This film is based on the study by Claire Tomalin of Charles Dickens’s (Ralph Fiennes) illicit relationship with Ellen Ternan (Nelly – Felicity Jones). I decided to see it a week after its UK release. It turned out to be quite difficult. The two independent cinemas in Leeds may screen it, but that is not yet certain. None of the multiplex listings I checked has the film in their programme. Finally I found it programmed at Bradford’s National Media Museum: though even here it was in the smaller of the Museum’s auditoria. The larger had Her; which had a dozen or maybe two dozen punters. The Dickens’s film had over fifty. I put this down to the dead hand of the distributors, accentuated by it being the Awards season. Our distribution companies clearly have little sense of British culture: Dickens may not be the celebrity focus he was in his own lifetime, but following on from his bi-centenary he remains a popular figure and writer.
The film’s title refers to the hidden nature of the relationship between Dickens and Nelly: hidden from the prurient gaze of the dominant Victorian public discourse. The film has been adapted from the book by Abi Morgan and directed by Ralph Fiennes. It has the expected graces of a British period film: beautifully composed and authentic looking production design and a sterling cast, including Kristin Scott Thomas as the Ternan matriarch and Tom Hollander as a delightful scapegrace Willkie Collins. The plotting however is less conventional. The presentation is elliptical, not just in the use of flashbacks but also in the ellipses from the description of the affairs development. I did wonder if the limitations of a commercial running time, 111 minutes, had not had an effect. There were several missing emotional developments, including aspects of how Dickens bought his passion to fruition. This fits with the sense of the title, the woman hidden from view: but I was aware of these lacunae whilst watching the film.
It is Nelly’s viewpoint that pre-dominates as she provides the main narrative voice. There are however sequences which she will not have seen. One is when Dickens has the connecting door between the rooms of himself and his wife Catherine (Joanna Scanlon, another fine performance) boarded up. One imagines that Dickens never told Nelly of this incident.
The absences in the film are not just down to discretion. We see sex scenes between Dickens and Nelly and also between Nelly and her later husband, George Wharton (Tom Burke). These throw an interesting and unexpected light on sexuality in the Victorian era.

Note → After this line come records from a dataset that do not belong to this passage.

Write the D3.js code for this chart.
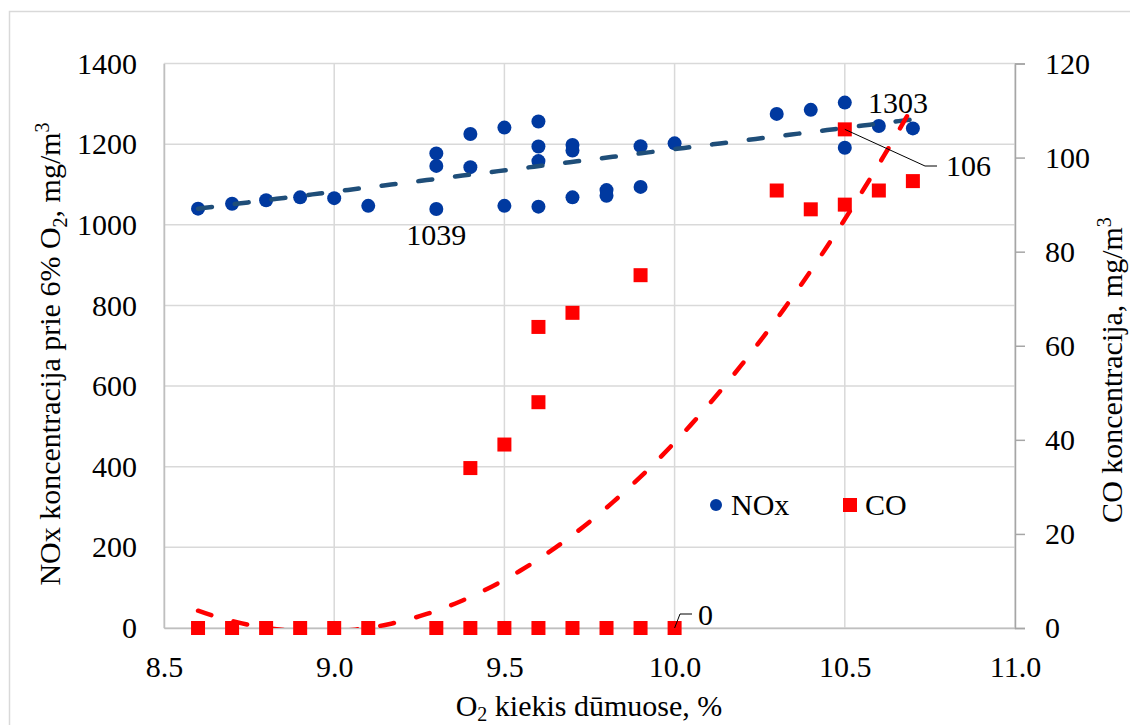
<!DOCTYPE html>
<html><head><meta charset="utf-8">
<script src="https://cdn.jsdelivr.net/npm/d3@7"></script>
<style>
html,body{margin:0;padding:0;background:#fff;}
svg text{font-family:"Liberation Serif","Times New Roman",serif;fill:#000;}
</style></head>
<body><svg id="c" width="1130" height="725"></svg>
<script>
// ---- data ----
const noxX = [8.6,8.7,8.8,8.9,9.0,9.1,9.3,9.3,9.3,9.4,9.4,9.5,9.5,9.6,9.6,9.6,9.6,9.7,9.7,9.7,9.8,9.8,9.9,9.9,10.0,10.3,10.4,10.5,10.5,10.6,10.7];
const noxY = [1040,1052,1061,1068,1066,1047,1039,1146,1177,1143,1225,1241,1047,1256,1194,1158,1045,1198,1184,1068,1086,1072,1195,1094,1202,1275,1285,1303,1191,1245,1239];
const coX = [8.6,8.7,8.8,8.9,9.0,9.1,9.3,9.4,9.5,9.6,9.7,9.8,9.9,10.0,9.4,9.5,9.6,9.6,9.7,9.9,10.3,10.4,10.5,10.5,10.6,10.7];
const coY = [0,0,0,0,0,0,0,0,0,0,0,0,0,0,34,39,48,64,67,75,93,89,90,106,93,95];
const xTicks = [8.5,9.0,9.5,10.0,10.5,11.0];
const yLeftTicks = [0,200,400,600,800,1000,1200,1400];
const yRightTicks = [0,20,40,60,80,100,120];
const noxTrend = [105.5, 132.7];            // linear: slope, intercept
const coTrend = [36.5, -653.35, 2922.94];   // quadratic: c2, c1, c0
const trendRange = [8.6, 10.7];
const labels = {xTitle:"O", yLeft:"NOx koncentracija prie 6% O", yRight:"CO koncentracija, mg/m"};

const svg = d3.select("#c");
const L=164, R=1015, T=63.5, B=628;
const x = d3.scaleLinear().domain([8.5,11]).range([L,R]);
const yL = d3.scaleLinear().domain([0,1400]).range([B,T]);
const yR = d3.scaleLinear().domain([0,120]).range([B,T]);

// outer border
svg.append("rect").attr("x",9.5).attr("y",11.5).attr("width",1130).attr("height",725)
  .attr("fill","none").attr("stroke","#d9d9d9").attr("stroke-width",1.5);

// gridlines
const g = svg.append("g");
g.selectAll("line.h").data(yLeftTicks).join("line")
  .attr("x1",L).attr("x2",R).attr("y1",d=>yL(d)).attr("y2",d=>yL(d))
  .attr("stroke","#d9d9d9").attr("stroke-width",1.5);
g.selectAll("line.v").data(xTicks).join("line")
  .attr("x1",d=>x(d)).attr("x2",d=>x(d)).attr("y1",T).attr("y2",B)
  .attr("stroke","#d9d9d9").attr("stroke-width",1.5);

// axes
const ax = d3.axisBottom(x).tickValues(xTicks).tickFormat(d3.format(".1f")).tickSize(0).tickPadding(28);
const ayl = d3.axisLeft(yL).tickValues(yLeftTicks).tickFormat(d3.format("d")).tickSize(0).tickPadding(27);
const ayr = d3.axisRight(yR).tickValues(yRightTicks).tickFormat(d3.format("d")).tickSize(10).tickPadding(20);
function styleAxis(sel, col){
  sel.select(".domain").attr("stroke",col).attr("stroke-width",1.5);
  sel.selectAll(".tick line").attr("stroke",col).attr("stroke-width",1.5);
  sel.selectAll("text").attr("font-size",30).attr("font-family","Liberation Serif").attr("fill","#000");
}
svg.append("g").attr("transform",`translate(0,${B})`).call(ax).call(s=>styleAxis(s,"#bfbfbf"));
svg.append("g").attr("transform",`translate(${L},0)`).call(ayl).call(s=>styleAxis(s,"#bfbfbf"));
svg.append("g").attr("transform",`translate(${R},0)`).call(ayr).call(s=>styleAxis(s,"#a6a6a6"));
svg.selectAll(".domain").attr("fill","none");

// clip for trendlines
svg.append("clipPath").attr("id","plot").append("rect").attr("x",L).attr("y",T).attr("width",R-L).attr("height",B-T);

// NOx markers
svg.append("g").selectAll("circle").data(noxX.map((d,i)=>[d,noxY[i]])).join("circle")
  .attr("cx",d=>x(d[0])).attr("cy",d=>yL(d[1])).attr("r",7).attr("fill","#0039a0");
// NOx trend
const samples = d3.range(0,101).map(i=>trendRange[0]+(trendRange[1]-trendRange[0])*i/100);
svg.append("path").attr("clip-path","url(#plot)")
  .attr("d",d3.line().x(d=>x(d)).y(d=>yL(noxTrend[0]*d+noxTrend[1]))(samples))
  .attr("fill","none").attr("stroke","#1f4e79").attr("stroke-width",4.5)
  .attr("stroke-dasharray","14,23").attr("stroke-linecap","round");
// CO markers
svg.append("g").selectAll("rect").data(coX.map((d,i)=>[d,coY[i]])).join("rect")
  .attr("x",d=>x(d[0])-7).attr("y",d=>yR(d[1])-7).attr("width",14).attr("height",14).attr("fill","#ff0000");
// CO trend
svg.append("path").attr("clip-path","url(#plot)")
  .attr("d",d3.line().x(d=>x(d)).y(d=>yR(coTrend[0]*d*d+coTrend[1]*d+coTrend[2]))(samples))
  .attr("fill","none").attr("stroke","#ff0000").attr("stroke-width",4.5)
  .attr("stroke-dasharray","14,23").attr("stroke-linecap","round");

// data labels
const lab = svg.append("g").attr("font-size",30);
lab.append("text").attr("x",x(9.3)).attr("y",245).attr("text-anchor","middle").text("1039");
lab.append("text").attr("x",868).attr("y",113).text("1303");
lab.append("path").attr("d",`M${x(10.5)},${yR(106)} L925,166 L937,166`).attr("fill","none").attr("stroke","#000").attr("stroke-width",1);
lab.append("text").attr("x",946).attr("y",176).text("106");
lab.append("path").attr("d",`M${x(10.0)},${yR(0)} L680,614 L692,614`).attr("fill","none").attr("stroke","#000").attr("stroke-width",1);
lab.append("text").attr("x",698).attr("y",625).text("0");

// legend
const lg = svg.append("g");
lg.append("circle").attr("cx",716).attr("cy",505).attr("r",6).attr("fill","#0039a0");
lg.append("text").attr("x",731).attr("y",515).attr("font-size",30).text("NOx");
lg.append("rect").attr("x",843).attr("y",498).attr("width",14).attr("height",14).attr("fill","#ff0000");
lg.append("text").attr("x",865).attr("y",515).attr("font-size",30).text("CO");

// axis titles
const xt = svg.append("text").attr("x",589).attr("y",716).attr("text-anchor","middle").attr("font-size",30);
xt.append("tspan").text(labels.xTitle);
xt.append("tspan").attr("font-size",20).attr("dy",5).text("2");
xt.append("tspan").attr("dy",-5).text(" kiekis dūmuose, %");

const yt = svg.append("text").attr("transform","translate(60,354) rotate(-90)").attr("text-anchor","middle").attr("font-size",30);
yt.append("tspan").text(labels.yLeft);
yt.append("tspan").attr("font-size",20).attr("dy",7).text("2");
yt.append("tspan").attr("dy",-7).text(", mg/m");
yt.append("tspan").attr("font-size",20).attr("dy",-11).text("3");

const rt = svg.append("text").attr("transform","translate(1122,370) rotate(-90)").attr("text-anchor","middle").attr("font-size",30);
rt.append("tspan").text(labels.yRight);
rt.append("tspan").attr("font-size",20).attr("dy",-11).text("3");
</script></body></html>
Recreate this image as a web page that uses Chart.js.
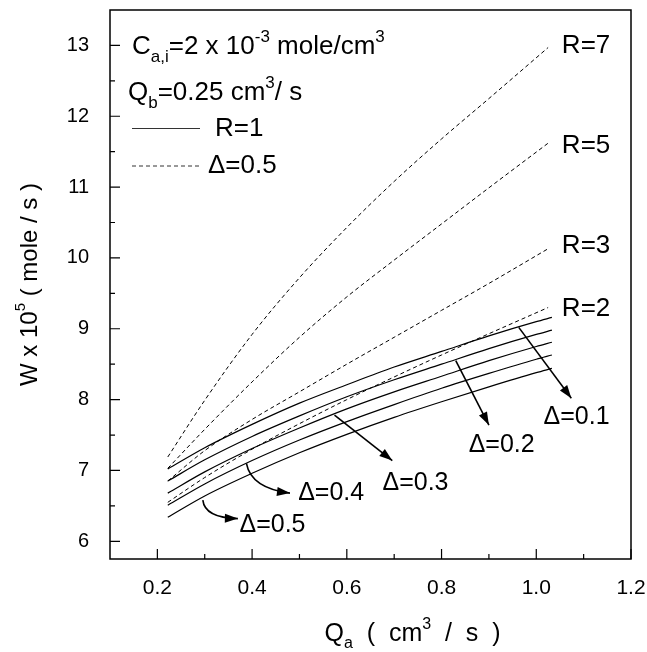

Claire Tomalin has an excellent piece in The Guardian Review (01-02-2014). She describes how she persuaded Ralph Fiennes not only to direct but also to take the part of Dickens in the film – clearly she is a fine judge of actor and character. She also comments on some differences between her study and the film. These have affected the ending of them film, making it less downbeat. However, it also has the effect of making Nelly a less interesting and less complex character.
This is an excellent production and deserves better than the ‘limited release’ accorded it.